Returning to the second question above, are there functional reasons why processing an unexpected syntactic structure should lead to a larger increase in expectations for the same structure? If the mechanisms underlying rapid linguistic adaptation serve to maintain efficient processing of noisy input, it is not immediately obvious why processing unexpected structures would lead to relatively large changes in expectations. An intriguing possibility to be explored in future work is that the less expected a comprehended structure, the more information it may contain about the probability of that structure being used in a specific context, in which case stronger priming by surprising primes would be a rational response to the environment. It is also possible that error-based learning does not serve any functional reason other than guaranteeing convergence to the input statistics in the long run.
We have presented evidence that syntactic priming in comprehension is due to implicit learning (Bock & Griffin, 2000). Specifically, we found that more surprising prime structures lead to stronger expectations that the same structure will be used in later sentences. This suggests that the implicit learning underlying syntactic priming is error-based (Chang et al., 2000, 2006), thereby underscoring the importance of error-based implicit learning beyond language acquisition (Chang et al., 2006). We have discussed how this effect may be part of an adaptive response facilitating efficient communication, as suggested by recent evidence from perceptual adaptation (Bradlow & Bent, 2008; Kraljic & Samuel, 2007; Kraljic, Samuel, & Brennan, 2008).

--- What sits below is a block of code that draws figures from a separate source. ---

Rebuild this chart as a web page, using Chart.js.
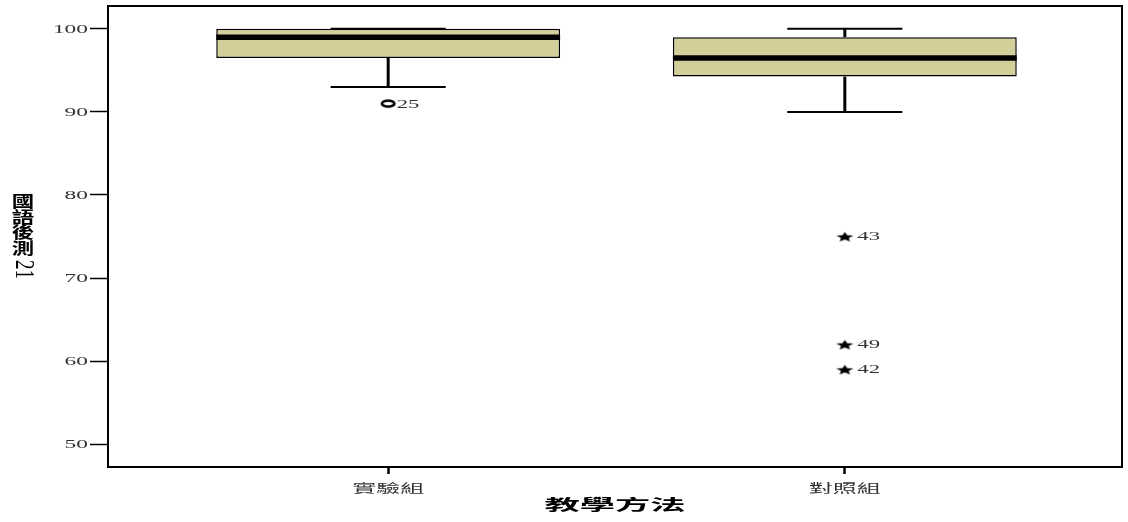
<!DOCTYPE html>
<html>
<head>
<meta charset="utf-8">
<script src="https://cdn.jsdelivr.net/npm/chart.js@4/dist/chart.umd.min.js"></script>
<style>
  html, body { margin: 0; padding: 0; background: #fff; }
  #wrap { width: 1128px; height: 522px; }
</style>
</head>
<body>
<div id="wrap"><canvas id="c" width="1128" height="522"></canvas></div>
<script>
// Box plot summary per group
const groups = ['實驗組', '對照組'];
const whiskerLow = [93, 90];
const quartile1 = [96.5, 94.25];
const medians = [99, 96.5];
const quartile3 = [100, 99];
const whiskerHigh = [100, 100];

// Outlying cases
const outlierGroup = [0, 1, 1, 1];
const outlierValue = [91, 75, 62, 59];
const outlierCase = ['25', '43', '49', '42'];
const outlierKind = ['circle', 'star', 'star', 'star'];

const yTicks = [50, 60, 70, 80, 90, 100];
const yTitleChars = ['國', '語', '後', '測'];
const yTitleTail = '21';
const xTitle = '教學方法';

// geometry in x-axis units (groups sit at 1 and 2)
const BOX_FRACTION = 0.753;
const BOX_HALF = BOX_FRACTION / 2;
const CAP_HALF = 0.126;
const BOX_FILL = '#d3cf9b';

// wide filled star marker
function starImage() {
  const w = 19, h = 12;
  const cv = document.createElement('canvas');
  cv.width = w; cv.height = h;
  const g = cv.getContext('2d');
  g.translate(w / 2, h / 2 + 0.7);
  g.scale(1.55, 0.9);
  const ro = 5.8, ri = ro * 0.45;
  g.beginPath();
  for (let i = 0; i < 10; i++) {
    const r = i % 2 === 0 ? ro : ri;
    const a = -Math.PI / 2 + i * Math.PI / 5;
    const px = r * Math.cos(a), py = r * Math.sin(a);
    if (i === 0) g.moveTo(px, py); else g.lineTo(px, py);
  }
  g.closePath();
  g.fillStyle = '#000';
  g.fill();
  return cv;
}
// wide open ring marker
function ringImage() {
  const w = 18, h = 11;
  const cv = document.createElement('canvas');
  cv.width = w; cv.height = h;
  const g = cv.getContext('2d');
  g.beginPath();
  g.ellipse(w / 2, h / 2, 6.2, 3.0, 0, 0, Math.PI * 2);
  g.lineWidth = 2.7;
  g.strokeStyle = '#000';
  g.stroke();
  return cv;
}
const star = starImage();
const ring = ringImage();

const datasets = [];
groups.forEach((name, i) => {
  const x = i + 1;
  const seg = (pts, w, order) => datasets.push({
    type: 'line', data: pts, borderColor: '#000', borderWidth: w,
    pointRadius: 0, fill: false, tension: 0, order, borderCapStyle: 'butt'
  });
  // whiskers
  seg([{x, y: whiskerLow[i]}, {x, y: quartile1[i]}], 3, 3);
  seg([{x, y: quartile3[i]}, {x, y: whiskerHigh[i]}], 3, 3);
  // caps
  seg([{x: x - CAP_HALF, y: whiskerLow[i]}, {x: x + CAP_HALF, y: whiskerLow[i]}], 2, 3);
  seg([{x: x - CAP_HALF, y: whiskerHigh[i]}, {x: x + CAP_HALF, y: whiskerHigh[i]}], 2, 3);
  // median
  seg([{x: x - BOX_HALF, y: medians[i]}, {x: x + BOX_HALF, y: medians[i]}], 5.5, 0);
});

// boxes as floating bars
datasets.push({
  type: 'bar',
  data: groups.map((g, i) => ({x: i + 1, y: [quartile1[i], quartile3[i]]})),
  backgroundColor: BOX_FILL,
  borderColor: '#000',
  borderWidth: 1.5,
  borderSkipped: false,
  categoryPercentage: 1,
  barPercentage: BOX_FRACTION,
  order: 1
});

// outliers
datasets.push({
  type: 'scatter',
  data: outlierValue.map((v, i) => ({x: outlierGroup[i] + 1, y: v})),
  pointStyle: outlierKind.map(k => k === 'star' ? star : ring),
  pointRadius: 5,
  order: 0,
  isOutliers: true
});

function wideText(ctx, text, x, y, font, sx, align, color) {
  ctx.save();
  ctx.font = font;
  ctx.fillStyle = color;
  ctx.textAlign = align;
  ctx.textBaseline = 'middle';
  ctx.translate(x, y);
  ctx.scale(sx, 1);
  ctx.fillText(text, 0, 0);
  ctx.restore();
}

const decorations = {
  id: 'decorations',
  afterDraw(chart) {
    const ctx = chart.ctx;
    const a = chart.chartArea;
    const xs = chart.scales.x, ys = chart.scales.y;
    ctx.save();
    // frame around the plot
    ctx.strokeStyle = '#000';
    ctx.lineWidth = 2;
    ctx.strokeRect(a.left, a.top, a.right - a.left, a.bottom - a.top);
    ctx.restore();

    const serif = '"Liberation Serif", serif';
    const cjk = '"Noto Sans CJK TC", sans-serif';

    // y tick labels
    yTicks.forEach(v => {
      wideText(ctx, String(v), a.left - 20, ys.getPixelForValue(v) + 0.5, '13px ' + serif, 1.8, 'right', '#333');
    });
    // x tick labels
    groups.forEach((g, i) => {
      wideText(ctx, g, xs.getPixelForValue(i + 1), a.bottom + 21.5, '12px ' + cjk, 2.0, 'center', '#333');
    });
    // x title
    wideText(ctx, xTitle, (a.left + a.right) / 2, a.bottom + 37, 'bold 15px ' + cjk, 2.35, 'center', '#000');

    // case labels next to outliers
    chart.data.datasets.forEach((ds, di) => {
      if (!ds.isOutliers) return;
      const meta = chart.getDatasetMeta(di);
      meta.data.forEach((pt, k) => {
        const dx = outlierKind[k] === 'star' ? 12.5 : 8.5;
        wideText(ctx, outlierCase[k], pt.x + dx, pt.y + 0.5, '13px ' + serif, 1.75, 'left', '#333');
      });
    });

    // vertical y-axis title
    const tx = 23;
    const cy = [201, 216.5, 232, 248];
    yTitleChars.forEach((ch, k) => wideText(ctx, ch, tx, cy[k], 'bold 16px ' + cjk, 1.4, 'center', '#000'));
    ctx.save();
    ctx.translate(tx, 269.5);
    ctx.scale(1.45, 1);
    ctx.rotate(Math.PI / 2);
    ctx.font = '19px ' + serif;
    ctx.fillStyle = '#000';
    ctx.textAlign = 'center';
    ctx.textBaseline = 'middle';
    ctx.fillText(yTitleTail, 0, 0);
    ctx.restore();
  }
};

new Chart(document.getElementById('c'), {
  data: { datasets },
  options: {
    responsive: false,
    animation: false,
    events: [],
    layout: { padding: { top: 5, right: 1, left: 0, bottom: 0 } },
    plugins: { legend: { display: false }, tooltip: { enabled: false } },
    scales: {
      x: {
        type: 'linear',
        offset: false,
        min: 1 - 281 / 458,
        max: 2 + 278 / 458,
        afterBuildTicks: s => { s.ticks = [{value: 1}, {value: 2}]; },
        afterFit: s => { s.height = 55; s.paddingLeft = 0; s.paddingRight = 0; },
        ticks: { display: false, autoSkip: false },
        grid: { offset: false, drawOnChartArea: false, drawTicks: true, tickLength: 7, tickWidth: 2.5, tickColor: '#000' },
        border: { display: false },
        title: { display: false }
      },
      y: {
        type: 'linear',
        min: 47.25,
        max: 102.75,
        afterBuildTicks: s => { s.ticks = yTicks.map(v => ({value: v})); },
        afterFit: s => { s.width = 108; s.paddingTop = 0; s.paddingBottom = 0; },
        ticks: { display: false },
        grid: { drawOnChartArea: false, drawTicks: true, tickLength: 18, tickWidth: 1.5, tickColor: '#000' },
        border: { display: false },
        title: { display: false }
      }
    }
  },
  plugins: [decorations]
});
</script>
</body>
</html>
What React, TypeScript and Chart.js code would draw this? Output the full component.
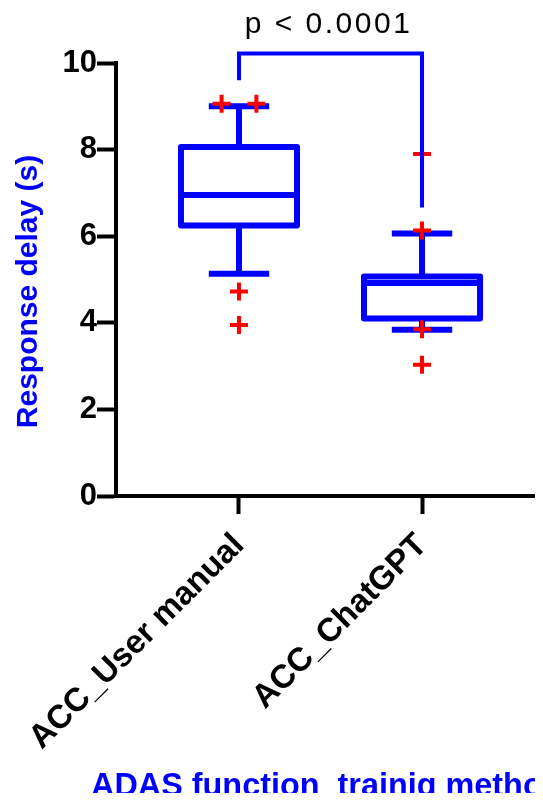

We are very grateful to Malathi Thothathiri and Jesse Snedeker for kindly providing us with the data reanalyzed here. We also thank Mike Kaschak and Camber Hansen-Karr for feedback on an earlier version of this manuscript. This work was partially supported by an NSF Graduate Research Fellowship to ABF and NSF BCS-0845059 as well as an Alfred P. Sloan Fellowship to TFJ.
In addition to the difference score used as a DV here, two DVs available in this design are simply looks to the animal and looks to the object. We also conducted separate analyses for (a) looks to the animal and (b) looks to the object and obtained qualitatively identical results. For empirical logit-transformed looks to the animal, the two-way interaction between prime 1 surprisal and prime structure was significant (β = .25, SE = .08, p < .05); for transformed looks to the object, the same interaction was marginally significant (β = −.23, SE = .15, p = .1). In both of these analyses, the interaction showed the expected direction: larger priming for more surprising primes.